◆ What to produce ◆
How many of the lines that follow contain the word "chart"? Give only the number.

◆ Available data ◆
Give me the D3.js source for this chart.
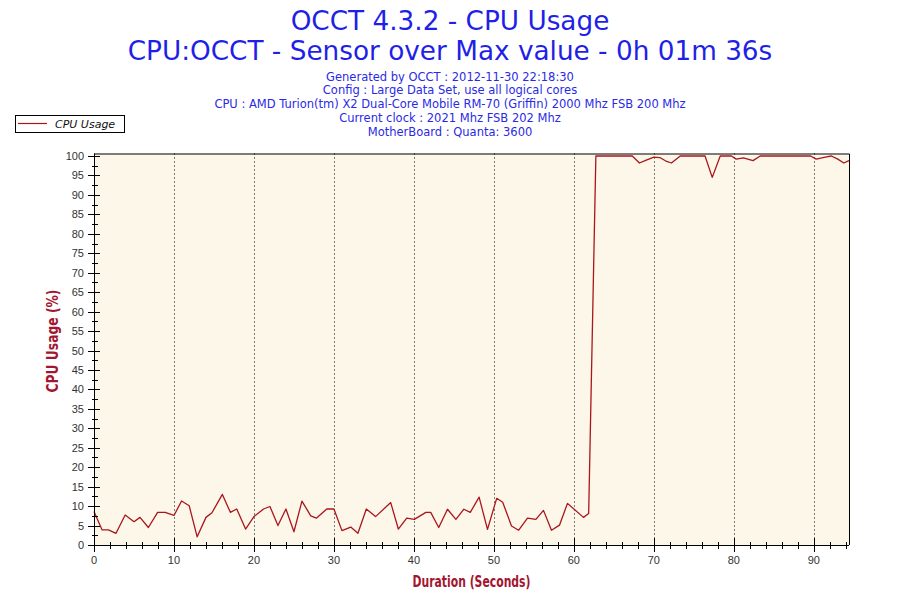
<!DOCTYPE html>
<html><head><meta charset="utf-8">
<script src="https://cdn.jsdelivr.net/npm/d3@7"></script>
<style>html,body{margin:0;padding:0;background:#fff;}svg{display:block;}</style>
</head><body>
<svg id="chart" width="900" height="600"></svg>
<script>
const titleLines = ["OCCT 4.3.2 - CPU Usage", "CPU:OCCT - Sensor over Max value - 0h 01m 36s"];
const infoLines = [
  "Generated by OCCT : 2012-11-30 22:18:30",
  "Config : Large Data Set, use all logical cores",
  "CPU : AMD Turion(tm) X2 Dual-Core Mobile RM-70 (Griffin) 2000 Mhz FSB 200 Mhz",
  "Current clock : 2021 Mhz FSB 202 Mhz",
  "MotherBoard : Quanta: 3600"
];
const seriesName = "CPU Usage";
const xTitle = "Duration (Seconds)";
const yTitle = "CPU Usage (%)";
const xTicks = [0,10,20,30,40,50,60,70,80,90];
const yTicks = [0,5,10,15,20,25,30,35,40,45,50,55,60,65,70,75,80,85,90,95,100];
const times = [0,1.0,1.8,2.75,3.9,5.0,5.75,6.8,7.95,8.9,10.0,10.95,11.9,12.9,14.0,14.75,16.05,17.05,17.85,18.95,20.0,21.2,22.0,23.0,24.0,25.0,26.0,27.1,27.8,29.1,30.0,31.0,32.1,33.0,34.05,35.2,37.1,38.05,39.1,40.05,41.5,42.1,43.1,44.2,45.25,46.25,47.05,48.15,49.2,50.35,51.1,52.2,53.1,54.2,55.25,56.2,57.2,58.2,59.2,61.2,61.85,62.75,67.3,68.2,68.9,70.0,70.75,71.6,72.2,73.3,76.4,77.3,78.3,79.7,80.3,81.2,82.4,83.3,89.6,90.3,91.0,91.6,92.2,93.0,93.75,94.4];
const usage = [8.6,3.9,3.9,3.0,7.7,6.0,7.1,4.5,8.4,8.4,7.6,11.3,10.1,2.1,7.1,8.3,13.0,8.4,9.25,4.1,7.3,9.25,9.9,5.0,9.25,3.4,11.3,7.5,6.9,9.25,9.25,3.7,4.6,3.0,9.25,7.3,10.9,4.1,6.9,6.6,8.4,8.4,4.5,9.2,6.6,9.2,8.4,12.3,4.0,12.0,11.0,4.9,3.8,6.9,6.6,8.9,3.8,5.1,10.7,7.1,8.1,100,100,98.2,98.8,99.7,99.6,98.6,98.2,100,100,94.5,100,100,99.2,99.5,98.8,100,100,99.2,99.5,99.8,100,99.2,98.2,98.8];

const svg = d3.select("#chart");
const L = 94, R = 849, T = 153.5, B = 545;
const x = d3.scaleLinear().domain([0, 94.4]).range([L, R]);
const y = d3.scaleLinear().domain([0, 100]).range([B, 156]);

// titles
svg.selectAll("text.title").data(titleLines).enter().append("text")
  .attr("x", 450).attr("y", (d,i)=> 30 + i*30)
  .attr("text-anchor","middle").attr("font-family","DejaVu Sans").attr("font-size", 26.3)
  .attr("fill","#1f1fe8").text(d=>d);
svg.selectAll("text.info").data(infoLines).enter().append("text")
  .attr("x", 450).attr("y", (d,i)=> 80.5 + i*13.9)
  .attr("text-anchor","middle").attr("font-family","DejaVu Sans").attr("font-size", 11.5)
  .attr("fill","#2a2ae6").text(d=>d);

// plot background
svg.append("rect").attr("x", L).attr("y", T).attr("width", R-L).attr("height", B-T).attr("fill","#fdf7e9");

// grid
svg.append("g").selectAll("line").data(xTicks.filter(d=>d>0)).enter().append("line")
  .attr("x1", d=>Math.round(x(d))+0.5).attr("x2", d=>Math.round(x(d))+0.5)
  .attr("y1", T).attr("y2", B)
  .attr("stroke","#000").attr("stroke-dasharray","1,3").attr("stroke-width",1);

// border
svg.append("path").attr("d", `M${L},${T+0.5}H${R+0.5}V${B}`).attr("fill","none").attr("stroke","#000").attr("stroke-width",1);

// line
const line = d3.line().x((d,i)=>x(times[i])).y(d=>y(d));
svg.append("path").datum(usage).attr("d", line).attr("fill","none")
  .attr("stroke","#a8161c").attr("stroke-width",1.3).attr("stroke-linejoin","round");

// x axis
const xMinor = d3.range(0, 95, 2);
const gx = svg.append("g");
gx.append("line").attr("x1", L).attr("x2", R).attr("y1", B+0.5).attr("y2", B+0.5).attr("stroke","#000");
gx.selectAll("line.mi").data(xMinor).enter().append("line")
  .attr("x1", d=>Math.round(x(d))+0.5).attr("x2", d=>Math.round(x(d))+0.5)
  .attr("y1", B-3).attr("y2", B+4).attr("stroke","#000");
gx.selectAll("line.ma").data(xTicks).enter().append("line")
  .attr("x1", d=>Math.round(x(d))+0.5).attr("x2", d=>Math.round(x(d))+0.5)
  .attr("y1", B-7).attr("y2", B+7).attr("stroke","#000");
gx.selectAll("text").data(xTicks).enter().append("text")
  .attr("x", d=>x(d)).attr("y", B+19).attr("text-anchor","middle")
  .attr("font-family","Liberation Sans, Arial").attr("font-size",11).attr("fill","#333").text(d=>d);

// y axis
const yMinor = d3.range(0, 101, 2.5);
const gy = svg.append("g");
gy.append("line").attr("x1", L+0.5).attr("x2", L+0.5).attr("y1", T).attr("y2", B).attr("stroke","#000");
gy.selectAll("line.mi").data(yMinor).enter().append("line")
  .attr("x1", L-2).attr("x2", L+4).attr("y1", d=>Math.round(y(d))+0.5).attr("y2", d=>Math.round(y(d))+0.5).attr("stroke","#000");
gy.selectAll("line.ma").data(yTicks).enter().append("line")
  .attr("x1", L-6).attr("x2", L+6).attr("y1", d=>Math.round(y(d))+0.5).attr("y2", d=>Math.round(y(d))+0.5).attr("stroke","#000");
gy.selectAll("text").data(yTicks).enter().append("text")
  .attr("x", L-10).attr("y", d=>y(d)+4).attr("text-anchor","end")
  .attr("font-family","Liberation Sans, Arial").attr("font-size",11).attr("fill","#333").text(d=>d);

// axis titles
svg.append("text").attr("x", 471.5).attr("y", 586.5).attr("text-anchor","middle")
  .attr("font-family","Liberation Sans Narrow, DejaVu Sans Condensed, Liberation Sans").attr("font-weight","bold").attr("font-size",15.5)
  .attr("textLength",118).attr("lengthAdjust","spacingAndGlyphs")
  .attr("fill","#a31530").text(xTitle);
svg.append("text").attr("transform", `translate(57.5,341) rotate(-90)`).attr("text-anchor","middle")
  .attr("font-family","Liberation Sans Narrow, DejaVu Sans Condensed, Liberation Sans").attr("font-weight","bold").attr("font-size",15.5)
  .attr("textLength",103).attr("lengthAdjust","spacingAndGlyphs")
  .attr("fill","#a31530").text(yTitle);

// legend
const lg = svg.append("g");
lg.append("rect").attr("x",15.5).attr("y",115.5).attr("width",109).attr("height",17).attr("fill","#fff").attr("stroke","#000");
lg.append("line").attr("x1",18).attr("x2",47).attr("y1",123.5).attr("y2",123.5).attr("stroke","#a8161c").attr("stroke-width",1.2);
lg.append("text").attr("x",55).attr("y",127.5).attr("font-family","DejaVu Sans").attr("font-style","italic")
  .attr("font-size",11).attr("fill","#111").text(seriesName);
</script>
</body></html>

◆ Complete output ◆
3